И это понятно. Демократия отрицает естественную иерархию мира, следовательно, отрицает культуру – всегда иерархичную по своей природе. По той же причине Пушкин высоко ценил аристократию, которая является хранителем независимой свободной мысли и благородства: «Зачем обществу нужно дворянство? Затем же, зачем ему нужны благородство, независимость, честь и свобода. Чему учится дворянство? Независимости, храбрости, благородству, чести вообще…» («О дворянстве»).

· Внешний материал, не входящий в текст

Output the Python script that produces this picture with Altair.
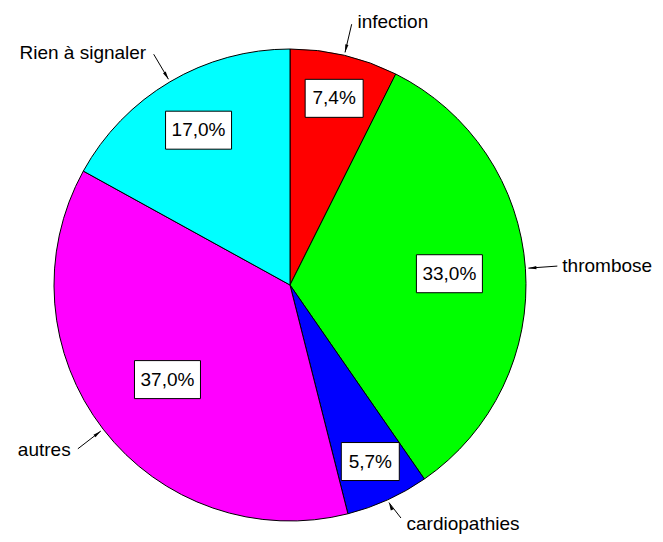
import altair as alt
import pandas as pd

categories = ["infection", "thrombose", "cardiopathies", "autres", "Rien à signaler"]
values = [7.4, 33.0, 5.7, 37.0, 17.0]
value_labels = ["7,4%", "33,0%", "5,7%", "37,0%", "17,0%"]
colors = ["#FF0000", "#00FF00", "#0000FF", "#FF00FF", "#00FFFF"]

df = pd.DataFrame({"cat": categories, "value": values, "label": value_labels,
                   "idx": list(range(len(categories)))})

CX, CY, R = 282, 277, 236
W, H = 647, 526
FONT = "Liberation Sans"

pie = alt.Chart(df).mark_arc(outerRadius=R, stroke="black", strokeWidth=1).encode(
    theta=alt.Theta("value:Q", stack=True),
    order=alt.Order("idx:Q"),
    color=alt.Color("cat:N", scale=alt.Scale(domain=categories, range=colors), legend=None),
    x=alt.value(CX), y=alt.value(CY),
)

base = (alt.Chart(df)
        .transform_window(cum="sum(value)", sort=[alt.SortField("idx")], frame=[None, 0])
        .transform_joinaggregate(total="sum(value)")
        .transform_calculate(mid="(datum.cum - datum.value/2)/datum.total*2*PI")
        .transform_calculate(
            lr=f"{R}*(0.852 - 0.0053*datum.value)",
            w="8*length(datum.label)+26",
            s="sin(datum.mid)", c="cos(datum.mid)",
            middeg="datum.mid*180/PI",
        )
        .transform_calculate(
            bx=f"{CX} + datum.lr*datum.s", by=f"{CY} - datum.lr*datum.c",
            tipx=f"{CX} + {R+3}*datum.s", tipy=f"{CY} - {R+3}*datum.c",
            headx=f"{CX} + {R+7}*datum.s", heady=f"{CY} - {R+7}*datum.c",
            tailx=f"{CX} + {R+32}*datum.s", taily=f"min({CY} - {R+32}*datum.c, {H-16})",
            tx=f"{CX} + {R+31}*datum.s", ty=f"min({CY} - {R+34}*datum.c, {H-10})",
            ang="(datum.middeg + 180) % 360",
        )
        .transform_calculate(
            x1="datum.bx - datum.w/2", x2="datum.bx + datum.w/2",
            y1="datum.by - 19", y2="datum.by + 19",
        ))

def X(f):
    return alt.X(f + ":Q", scale=None, axis=None)

def Y(f):
    return alt.Y(f + ":Q", scale=None, axis=None)

boxes = base.mark_rect(fill="white", stroke="black", strokeWidth=1).encode(
    x=X("x1"), x2="x2:Q", y=Y("y1"), y2="y2:Q")

box_text = base.mark_text(font=FONT, fontSize=19, color="black", baseline="middle",
                          align="center").encode(x=X("bx"), y=Y("by"), text="label:N")

rules = base.mark_rule(color="black", strokeWidth=1).encode(
    x=X("tailx"), y=Y("taily"), x2="tipx:Q", y2="tipy:Q")

heads = base.mark_point(shape="M0,-1L0.4,1L-0.4,1Z", filled=True, color="black",
                        size=64, opacity=1).encode(
    x=X("headx"), y=Y("heady"), angle=alt.Angle("ang:Q", scale=None))

right_text = base.transform_filter("datum.s >= 0").mark_text(
    font=FONT, fontSize=19, color="black", baseline="middle", align="left", dx=6
).encode(x=X("tx"), y=Y("ty"), text="cat:N")

left_text = base.transform_filter("datum.s < 0").mark_text(
    font=FONT, fontSize=19, color="black", baseline="middle", align="right", dx=-8
).encode(x=X("tx"), y=Y("ty"), text="cat:N")

chart = alt.layer(pie, rules, heads, boxes, box_text, right_text, left_text).properties(
    width=W, height=H, autosize=alt.AutoSizeParams(type="none"), padding=0
).configure_view(stroke=None)

chart.save("out.html", embed_options={"renderer": "svg", "actions": False})
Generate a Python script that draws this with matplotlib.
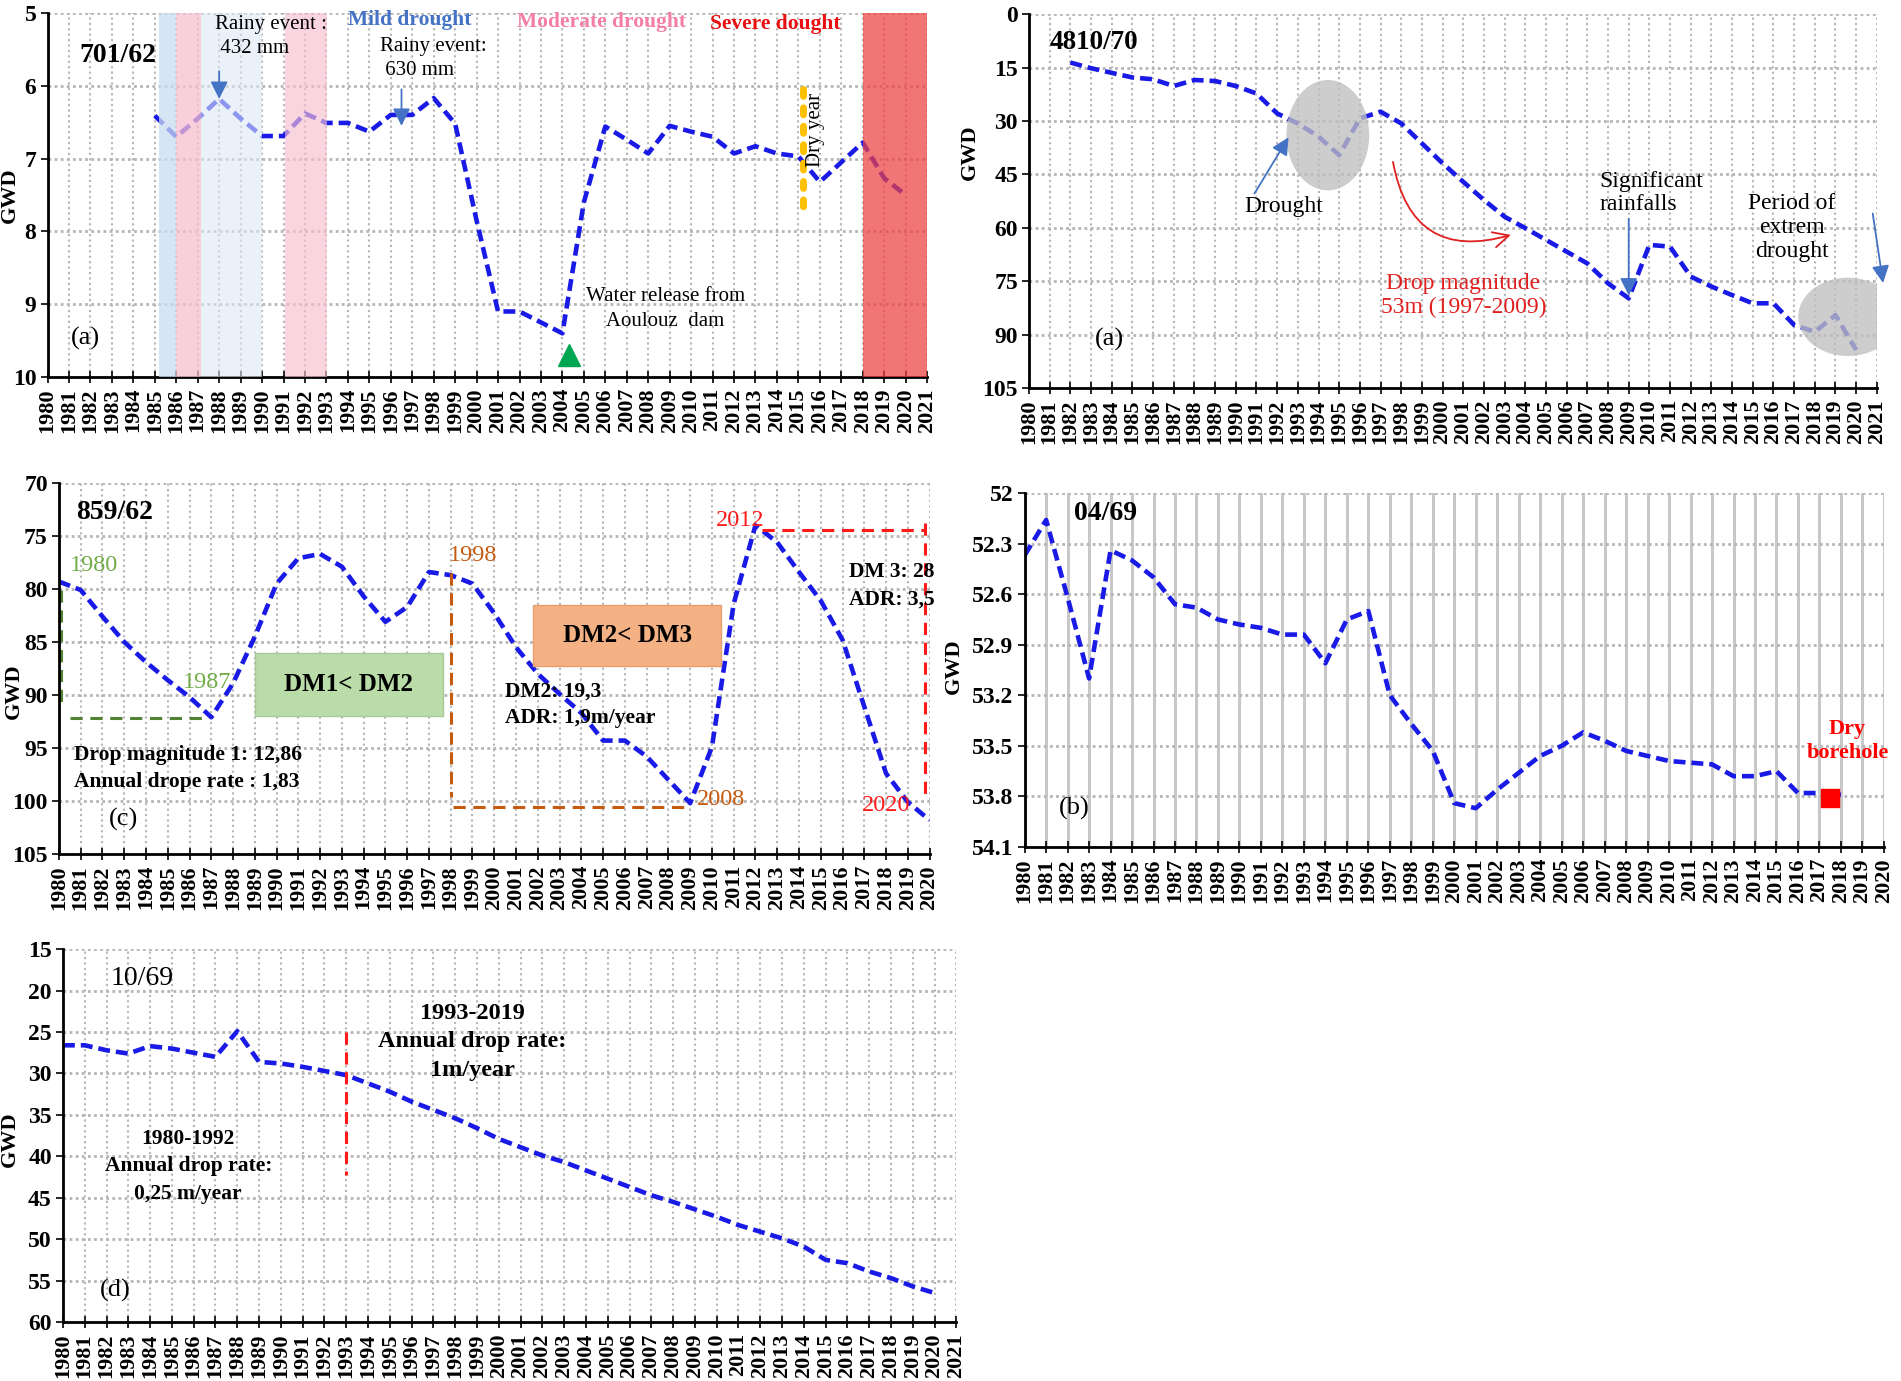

Наконец, только монархия, согласно Пушкину, утверждает подлинную свободу и самостоянье личности. Гоголь следующим образом передаёт мысль Пушкина о монархии: «Зачем нужно… чтобы один из нас стал выше всех и даже выше самого закона? Затем, что закон – дерево; в законе слышит человек что-то жесткое и небратское. С одним буквальным исполненьем закона недалеко уйдешь; нарушить же или не исполнить его никто из нас не должен; для этого-то и нужна высшая милость, умягчающая закон, которая может явиться людям только в одной полномощной власти. Государство без полномощного монарха – автомат».

Итак, милосердие выше справедливости, личность выше закона – вот суть обоснования Пушкиным института монархии. Общественно-политический идеал Пушкина предстает нам, таким образом, в следующем виде. На вершине общественной пирамиды – монарх, который «выше закона», следовательно абсолютно свободен и способен проявлять милосердие. Поддержкой трона и защитой всего благородного, высокого и свободного в государстве является аристократия, на которой лежит обязанность «с улыбкой правду говорить царям», но также и обязанность просвещения народа…

Эти мысли и сегодня сохраняют свою актуальность. Конечно, сегодня возвращение той монархии, которая когда-то у нас была, уже невозможно. Нет у нас уже ни той свободной, благородной аристократии, ни того крестьянина, о котором Пушкин мог сказать: «есть ли и тень рабского уничижения в его поступи и речи?» («Путешествие из Москвы в Петербург»). Они безвозвратно сгинули в бесконечных геноцидах мировых войн и революций последних ста лет.

С другой стороны, та олигархическая система, которую знает современный капиталистический мир, едва ли способна к какому-то действительному культурному росту, она ведёт лишь к деградации, разложению и распаду, которые и так уже нарастают слишком стремительно. Следовательно, если мы действительно настроены на совершение цивилизационного прыжка, поиск новых политических форм и настоящее государственное творчество являются насущнейшей нашей задачей. И здесь нам прежде всего поможет обращение к традиции.

Итак, не будем смотреть на монархию как на нечто, безвозвратно от нас ушедшее. Возможно, именно здесь залог нашего лучшего будущего? Пусть не царя, но, во всяком случае, некую сверхидею, с которой было бы не стыдно войти в новый век и которая стоила бы того, чтобы за нее бороться, «венчать на царство» нам так или иначе, рано или поздно всё же придётся.